Strong freight rates and resilient container shipping volumes for most of last year delivered healthy profits to the AP Møller-Maersk group, while its emerging logistics arm also began to make progress.
The company posted full-year revenue of $55.5bn, an 8.6% increase on 2023, while its EBIT nearly doubled, to reach $6.5bn, representing an EBIT margin of 11.5%, compared with 2023’s 7.8% and EBIT of $3.9bn.
Once again, its ocean liner business dominated group returns – freight shipping generated just under $37.4bn, with an EBIT of $4.7bn, compared with the $2.2bn in 2023, reflecting “the significant increases in freight rates, together with strong volumes in 2024”.
Volume growth, however, was flatter than the market, 3.6% for the full year and reaching 12.3m teu, compared with an average market growth of around 5% last year. Volume growth in the fourth quarter slowed to just 0.8%, although over the past 12 months Maersk vessels have been almost consistently full, said CEO Vincent Clerc.
“While our 2024 volume growth was below our estimated global container market growth, it’s important to note that our vessels have been sailing at full capacity throughout the year, with vessel utilisation at an excellent 96% for the full year,” he added.
Despite a limited newbuilding orderbook in comparison with some of its largest competitors , the company continued to insist it would maintain its fleet capacity at around 4.4m teu, and that volume growth in 2025 would be captured by the “greater asset efficiencies offered by the Gemini network”, Mr Clerc said.
“It’s true that MSC and CMA [CGM] have a very ambitious investment programme in the new fleet. It’s true also that we have been very clear on what we want to do with ocean shipping, which is to stay where we are, because we don’t see any correlation between size and increased margin,” he said.
He added that future M&A activity would be focused on the group’s non-shipping operations.
“When the time comes, and we feel that we have the right solidity in the platform, from a profitability, from a control, and from a tech perspective, we will see when it’s time to re-engage on M&A, but that will be on the logistics side, or the terminal side, but it won’t be by doing something big in shipping, which would close a gap but has no impact on profitability,” he explained.
He added that the Gemini Cooperation was expected to deliver some $500m in costs savings to each carrier per year, with Maersk expecting a $250m saving this year as, following the current phase-in period, the Gemini network will swing into full operation from June.
Meanwhile, parts of its Logistics division – the key plank in its container integrator strategy – continued to struggle last year, despite logistics revenue being up $1bn on 2023, to reach $14.9bn, while EBIT came in at $538m, compared with $446m the year before.
Mr Clerc explained: “Despite increased revenue and improved margins in warehousing, lower results in operational one-off costs in last-mile and ground freight contributed to an EBITDA margin decline to -5.5% for the fourth quarter.

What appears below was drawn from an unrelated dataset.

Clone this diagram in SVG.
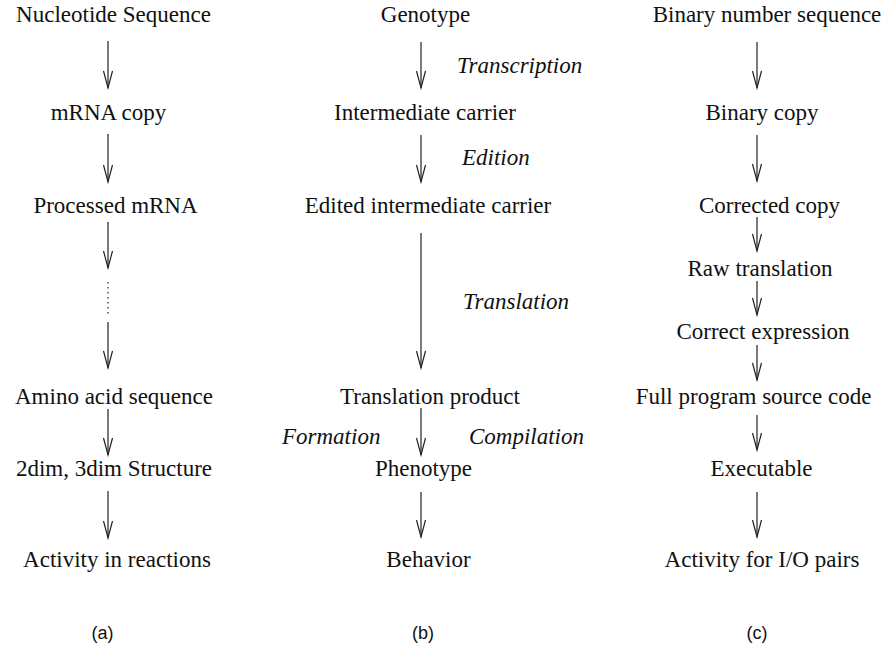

“Revenue also increased in our largest product family, transported by Maersk, where solid volume growth in most of our products, together with the higher rates in LCL and Air, resulted in a 9.9% year-on-year increase, to a total of $1.8bn,” Mr Clerc said.
Its port operating subsidiary, APM Terminals, had another bumper year, however, with the fourth quarter described as the best in its history.
Full-year volumes at APMT facilities were at 13.1m, and its full-year revenue grew 16%, to reach $4.5bn, “driven by high volume in North America, combined with inflation-offsetting tariff increases, a positive customer and product mix, and higher storage revenue from localised congestion”.